The journey back to London took rather longer than a week, on roads thick with mud and slush and pocked with holes big enough to swallow horse and rider both. When Mal finally saw the smoke of the capital rising above the trees, relief threatened to overwhelm caution, and it took all his willpower not to urge Hector into a canter down the last stretch towards Bishopsgate.
Getting into the city was not the immediate problem, he reassured himself. Even if his description had been circulated after the Marshalsea incident, surely after six months the guards would have forgotten it? In any case, he was so bedaubed with mud that even his friends might not recognise him. No matter; there were plenty of bath-houses in Bankside where he might steam away the filth from his skin and the chill from his bones.
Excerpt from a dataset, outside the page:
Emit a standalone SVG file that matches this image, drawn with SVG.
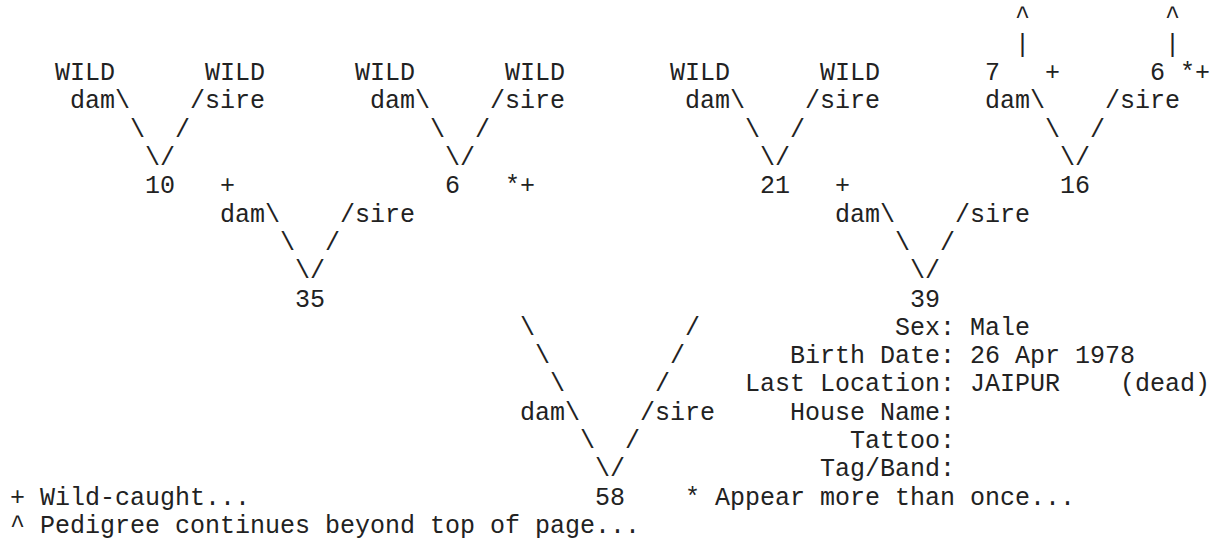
<svg xmlns="http://www.w3.org/2000/svg" width="1215" height="550" viewBox="0 0 1215 550" xml:space="preserve">
<style>
text{font-family:"Liberation Mono","Courier New",monospace;font-size:25px;fill:#222;white-space:pre}
</style>
<rect width="1215" height="550" fill="#fff"/>
<g id="connectors">
<text x="1015" y="23.5">^</text><text x="1165" y="23.5">^</text>
<text x="1015" y="51.8">|</text><text x="1165" y="51.8">|</text>
<text x="70" y="108.4">dam\</text><text x="190" y="108.4">/sire</text>
<text x="370" y="108.4">dam\</text><text x="490" y="108.4">/sire</text>
<text x="685" y="108.4">dam\</text><text x="805" y="108.4">/sire</text>
<text x="985" y="108.4">dam\</text><text x="1105" y="108.4">/sire</text>
<text x="130" y="136.7">\  /</text><text x="430" y="136.7">\  /</text>
<text x="745" y="136.7">\  /</text><text x="1045" y="136.7">\  /</text>
<text x="145" y="165">\/</text><text x="445" y="165">\/</text>
<text x="760" y="165">\/</text><text x="1060" y="165">\/</text>
<text x="220" y="221.6">dam\</text><text x="340" y="221.6">/sire</text>
<text x="835" y="221.6">dam\</text><text x="955" y="221.6">/sire</text>
<text x="280" y="249.9">\  /</text><text x="895" y="249.9">\  /</text>
<text x="295" y="278.2">\/</text><text x="910" y="278.2">\/</text>
<text x="520" y="334.8">\          /</text>
<text x="535" y="363.1">\        /</text>
<text x="550" y="391.4">\      /</text>
<text x="520" y="419.7">dam\    /sire</text>
<text x="580" y="448">\  /</text>
<text x="595" y="476.3">\/</text>
</g>
<g id="node-wild-1"><text x="55" y="80.1">WILD</text></g>
<g id="node-wild-2"><text x="205" y="80.1">WILD</text></g>
<g id="node-wild-3"><text x="355" y="80.1">WILD</text></g>
<g id="node-wild-4"><text x="505" y="80.1">WILD</text></g>
<g id="node-wild-5"><text x="670" y="80.1">WILD</text></g>
<g id="node-wild-6"><text x="820" y="80.1">WILD</text></g>
<g id="node-7"><text x="985" y="80.1">7</text><text x="1045" y="80.1">+</text></g>
<g id="node-6-top"><text x="1150" y="80.1">6 *+</text></g>
<g id="node-10"><text x="145" y="193.3">10</text><text x="220" y="193.3">+</text></g>
<g id="node-6"><text x="445" y="193.3">6</text><text x="505" y="193.3">*+</text></g>
<g id="node-21"><text x="760" y="193.3">21</text><text x="835" y="193.3">+</text></g>
<g id="node-16"><text x="1060" y="193.3">16</text></g>
<g id="node-35"><text x="295" y="306.5">35</text></g>
<g id="node-39"><text x="910" y="306.5">39</text></g>
<g id="node-58"><text x="595" y="504.6">58</text></g>
<g id="info">
<text x="895" y="334.8">Sex: Male</text>
<text x="790" y="363.1">Birth Date: 26 Apr 1978</text>
<text x="745" y="391.4">Last Location: JAIPUR    (dead)</text>
<text x="790" y="419.7">House Name:</text>
<text x="850" y="448">Tattoo:</text>
<text x="820" y="476.3">Tag/Band:</text>
</g>
<g id="legend">
<text x="10" y="504.6">+ Wild-caught...</text>
<text x="685" y="504.6">* Appear more than once...</text>
<text x="10" y="532.9">^ Pedigree continues beyond top of page...</text>
</g>
</svg>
He guided Hector through traffic that rapidly thickened as it was funnelled into the suburb that lay outside the walls, past taverns and shops and the forbidding bulk of Bedlam. This close to the gate, he felt less certain of anonymity. He had travelled through here often when Sandy was locked up in the hospital, and long-serving guards might just remember his face, even if it took a while to attach a name to it. He pulled his cap down lower and slumped in his saddle, trying to look inconsequential but not furtive.
“You there!”
Mal’s heart twisted against his ribs for a second, but he willed himself not to give any outward sign of alarm. A glance from under the brim of his hat revealed that the object of the gatekeepers’ attention was a merchant whose wagon was scoring deep ruts in the mud.
“Got something extra in there, have you?” one of the men asked, lifting the canvas sheet lashed over a stack of barrels.
“Have you seen the shitty state of these cobbles?” the merchant replied, brandishing his hat. “It’s a wonder I haven’t lost a wheel. What do I pay my tolls for, if the parish doesn’t maintain the road?”
“Then you won’t mind paying double to help fund the next work crew, will you, sir?”
Mal left them to their arguing and slipped past, tossing a coin into the toll-collector’s box. One line of defences breached; now there was just the rest of the city between himself and the relative safety of Southwark.